§ **WHAT TO DO**
Find the lines that contain the word "this" and copy each one.

⁂

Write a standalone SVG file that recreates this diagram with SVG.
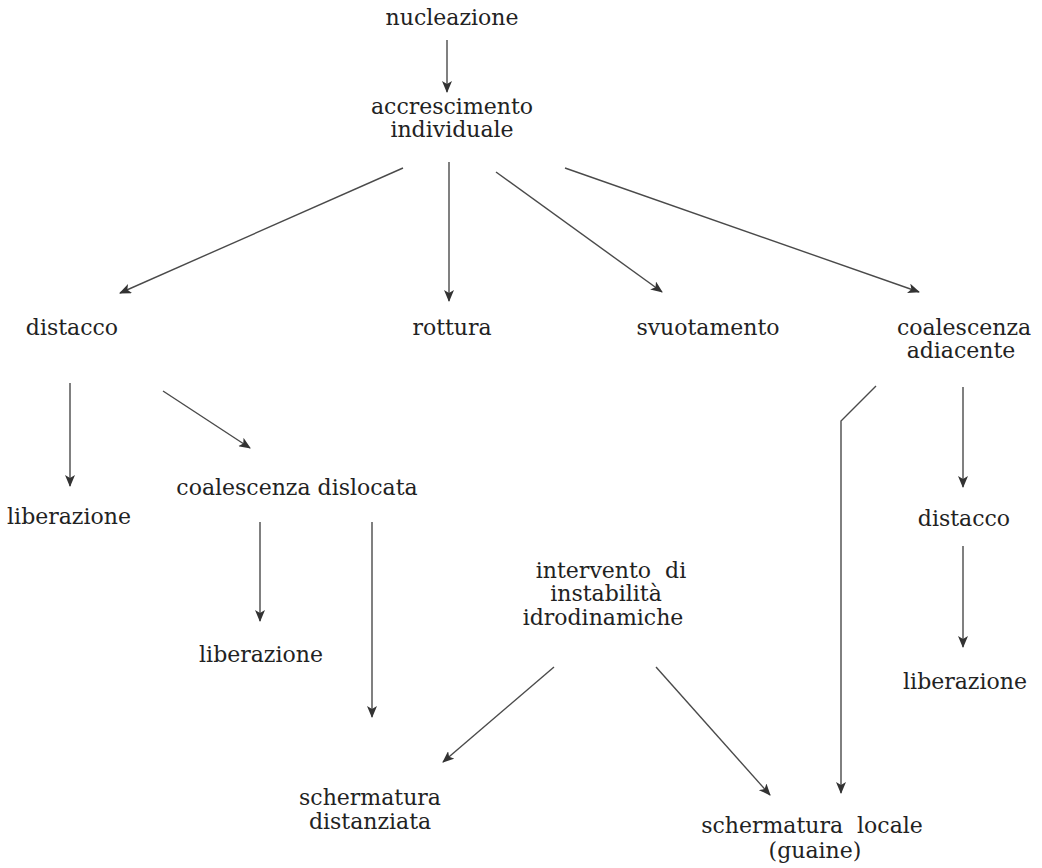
<svg xmlns="http://www.w3.org/2000/svg" width="1042" height="868" viewBox="0 0 1042 868">
<style>
text{font-family:"DejaVu Serif","Liberation Serif",serif;font-size:22px;fill:#222;text-anchor:middle}
.c line,.c polyline{stroke:#4a4a4a;stroke-width:1.4;fill:none}
.a{marker-end:url(#ah)}
</style>
<defs>
<marker id="ah" viewBox="0 0 12 10" refX="11" refY="5" markerWidth="12" markerHeight="10" markerUnits="userSpaceOnUse" orient="auto">
<path d="M0,0 L12,5 L0,10 L3,5 z" fill="#333"/>
</marker>
</defs>
<rect width="1042" height="868" fill="#fff"/>
<g id="n_nucleazione"><text x="452" y="25">nucleazione</text></g>
<g id="n_accrescimento"><text x="452" y="114">accrescimento</text><text x="452" y="137">individuale</text></g>
<g id="n_distacco1"><text x="72" y="335">distacco</text></g>
<g id="n_rottura"><text x="452" y="335">rottura</text></g>
<g id="n_svuotamento"><text x="708" y="335">svuotamento</text></g>
<g id="n_coal_adiac"><text x="964" y="335">coalescenza</text><text x="961" y="358">adiacente</text></g>
<g id="n_liberazione1"><text x="69" y="524">liberazione</text></g>
<g id="n_coal_disl"><text x="297" y="495">coalescenza dislocata</text></g>
<g id="n_distacco2"><text x="964" y="526">distacco</text></g>
<g id="n_liberazione2"><text x="261" y="662">liberazione</text></g>
<g id="n_intervento"><text x="611" y="578" xml:space="preserve">intervento  di</text><text x="606" y="601">instabilità</text><text x="603" y="625">idrodinamiche</text></g>
<g id="n_liberazione3"><text x="965" y="689">liberazione</text></g>
<g id="n_scherm_dist"><text x="370" y="805">schermatura</text><text x="370" y="829">distanziata</text></g>
<g id="n_scherm_loc"><text x="812" y="833" xml:space="preserve">schermatura  locale</text><text x="815" y="858">(guaine)</text></g>
<g id="connectors" class="c">
<line class="a" x1="447" y1="40" x2="447" y2="92"/>
<line class="a" x1="403" y1="168" x2="120" y2="293"/>
<line class="a" x1="449" y1="162" x2="449" y2="301"/>
<line class="a" x1="496" y1="172" x2="662" y2="292"/>
<line class="a" x1="565" y1="168" x2="919" y2="292"/>
<line class="a" x1="70" y1="383" x2="70" y2="486"/>
<line class="a" x1="163" y1="391" x2="250" y2="448"/>
<line class="a" x1="260" y1="522" x2="260" y2="621"/>
<line class="a" x1="372" y1="522" x2="372" y2="717"/>
<line class="a" x1="554" y1="667" x2="443" y2="762"/>
<line class="a" x1="656" y1="667" x2="770" y2="795"/>
<polyline class="a" points="876,386 841,421 841,793"/>
<line class="a" x1="963" y1="387" x2="963" y2="487"/>
<line class="a" x1="963" y1="546" x2="963" y2="647"/>
</g>
</svg>
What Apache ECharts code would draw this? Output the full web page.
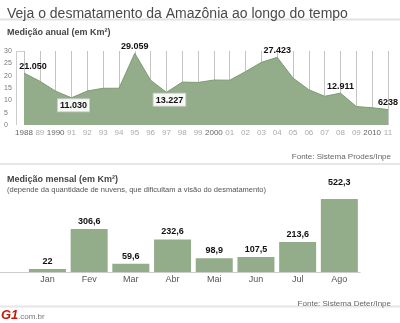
<!DOCTYPE html>
<html><head><meta charset="utf-8">
<script src="https://cdn.jsdelivr.net/npm/echarts@6/dist/echarts.min.js"></script>
<style>html,body{margin:0;padding:0;background:#fff}#c{width:400px;height:323px}</style>
</head><body><div id="c"></div>
<script>
var years = ['1988','89','1990','91','92','93','94','95','96','97','98','99','2000','01','02','03','04','05','06','07','08','09','2010','11'];
var annual = [21.05, 17.77, 13.73, 11.03, 13.786, 14.896, 14.896, 29.059, 18.161, 13.227, 17.383, 17.259, 18.226, 18.165, 21.651, 25.396, 27.423, 19.014, 14.286, 11.651, 12.911, 7.464, 7.0, 6.238];
var annualLabels = {0:'21.050', 3:'11.030', 7:'29.059', 9:'13.227', 16:'27.423', 20:'12.911', 23:'6238'};
var boxedBelow = [3, 9];
var majorYears = ['1988','1990','2000','2010'];
var months = ['Jan','Fev','Mar','Abr','Mai','Jun','Jul','Ago'];
var monthly = [22, 306.6, 59.6, 232.6, 98.9, 107.5, 213.6, 522.3];
var yTicks = [0, 5, 10, 15, 20, 25, 30];

var F = 'Liberation Sans, Arial, sans-serif';
var chart = echarts.init(document.getElementById('c'), null, {renderer:'canvas'});

var labelShift = {0: 9, 3: 2, 9: 3};
var annualData = annual.map(function(v, i){
  var d = {value: v};
  if (annualLabels[i] !== undefined) {
    var below = boxedBelow.indexOf(i) >= 0;
    d.label = {show: true, formatter: annualLabels[i], position: below ? 'bottom' : 'top',
      distance: below ? 1 : 2,
      backgroundColor: below ? 'rgba(255,255,255,0.9)' : 'transparent',
      borderColor: below ? '#ccc' : 'transparent', borderWidth: below ? 1 : 0,
      padding: below ? [2,2,1,2] : 0};
  }
  return d;
});
var monthlyData = monthly.map(function(v, i){
  var d = {value: v};
  if (months[i] === 'Ago') d.label = {distance: 12};
  return d;
});

chart.setOption({
  animation: false,
  textStyle: {fontFamily: F},
  title: [
    {text: 'Veja o desmatamento da Amazônia ao longo do tempo', left: 2, top: 2,
     textStyle: {fontFamily: F, fontSize: 14, fontWeight: 'normal', color: '#4a4a4a'}},
    {text: 'Medição anual (em Km²)', left: 2, top: 23,
     textStyle: {fontFamily: F, fontSize: 9, fontWeight: 'bold', color: '#444'}},
    {text: 'Fonte: Sistema Prodes/Inpe', right: 4, top: 148,
     textStyle: {fontFamily: F, fontSize: 8, fontWeight: 'normal', color: '#666'}},
    {text: 'Medição mensal (em Km²)', left: 2, top: 170,
     textStyle: {fontFamily: F, fontSize: 9, fontWeight: 'bold', color: '#444'}},
    {text: '(depende da quantidade de nuvens, que dificultam a visão do desmatamento)', left: 2, top: 181,
     textStyle: {fontFamily: F, fontSize: 7.5, fontWeight: 'normal', color: '#555'}},
    {text: 'Fonte: Sistema Deter/Inpe', right: 4, top: 295,
     textStyle: {fontFamily: F, fontSize: 8, fontWeight: 'normal', color: '#666'}}
  ],
  graphic: [
    {type: 'line', shape: {x1: 0, y1: 19.5, x2: 400, y2: 19.5}, style: {stroke: '#e2e2e2', lineWidth: 2}},
    {type: 'line', shape: {x1: 0, y1: 164, x2: 400, y2: 164}, style: {stroke: '#e6e6e6', lineWidth: 2}},
    {type: 'line', shape: {x1: 0, y1: 306.5, x2: 400, y2: 306.5}, style: {stroke: '#e6e6e6', lineWidth: 2}},
    {type: 'line', shape: {x1: 0, y1: 272.5, x2: 27, y2: 272.5}, style: {stroke: '#ccc', lineWidth: 1}},
    {type: 'line', shape: {x1: 16.5, y1: 51, x2: 16.5, y2: 125}, style: {stroke: '#ccc', lineWidth: 1}},
    {type: 'line', shape: {x1: 16.5, y1: 51.5, x2: 24, y2: 51.5}, style: {stroke: '#ccc', lineWidth: 1}},
    {type: 'text', left: 1, top: 309, style: {text: 'G1', font: 'bold italic 13px ' + F, fill: '#c4170c'}},
    {type: 'text', left: 18, top: 313, style: {text: '.com.br', font: '8px ' + F, fill: '#777'}}
  ],
  grid: [
    {left: 24, right: 12, top: 51, height: 74, containLabel: false},
    {left: 26.6, right: 39.8, top: 188, height: 84, containLabel: false}
  ],
  xAxis: [
    {type: 'category', gridIndex: 0, data: years, boundaryGap: false, z: 3,
     axisLine: {show: false}, axisTick: {show: false},
     axisLabel: {fontSize: 8, fontFamily: F, margin: 4, interval: 0,
       color: function(v){ return majorYears.indexOf(v) >= 0 ? '#666' : '#aaa'; }},
     splitLine: {show: true, interval: 0, lineStyle: {color: 'rgba(60,60,60,0.3)', width: 1}}},
    {type: 'category', gridIndex: 1, data: months,
     axisLine: {show: true, lineStyle: {color: '#ccc'}}, axisTick: {show: false},
     axisLabel: {fontSize: 9, fontFamily: F, color: '#555', margin: 3}}
  ],
  yAxis: [
    {type: 'value', gridIndex: 0, min: 0, max: 30, interval: 5,
     axisLine: {show: false}, axisTick: {show: false}, splitLine: {show: false},
     axisLabel: {fontSize: 7, fontFamily: F, color: '#777', margin: 20, align: 'left'}},
    {type: 'value', gridIndex: 1, min: 0, max: 600, show: false, splitLine: {show: false}}
  ],
  series: [
    {type: 'line', xAxisIndex: 0, yAxisIndex: 0, data: annualData, symbol: 'circle', symbolSize: 1,
     showSymbol: true, showAllSymbol: true, itemStyle: {color: 'rgba(0,0,0,0)', borderWidth: 0}, z: 4,
     lineStyle: {color: '#7f9a72', width: 1}, areaStyle: {color: '#93ad8a', opacity: 1},
     labelLayout: function(p){ return {hideOverlap: false, dx: labelShift[p.dataIndex] || 0}; },
     label: {show: false, fontSize: 9, fontWeight: 'bold', color: '#111', fontFamily: F}},
    {type: 'bar', xAxisIndex: 1, yAxisIndex: 1, data: monthlyData, barWidth: 37,
     itemStyle: {color: '#93ad8a'},
     label: {show: true, position: 'top', distance: 3, fontSize: 9, fontWeight: 'bold', color: '#111', fontFamily: F,
       formatter: function(p){ return String(p.value).replace('.', ','); }}}
  ]
});
</script></body></html>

⁂

§ **ANSWER BELOW**
Write a standalone SVG file that recreates this diagram with SVG.
What Apache ECharts code would draw this? Output the full web page.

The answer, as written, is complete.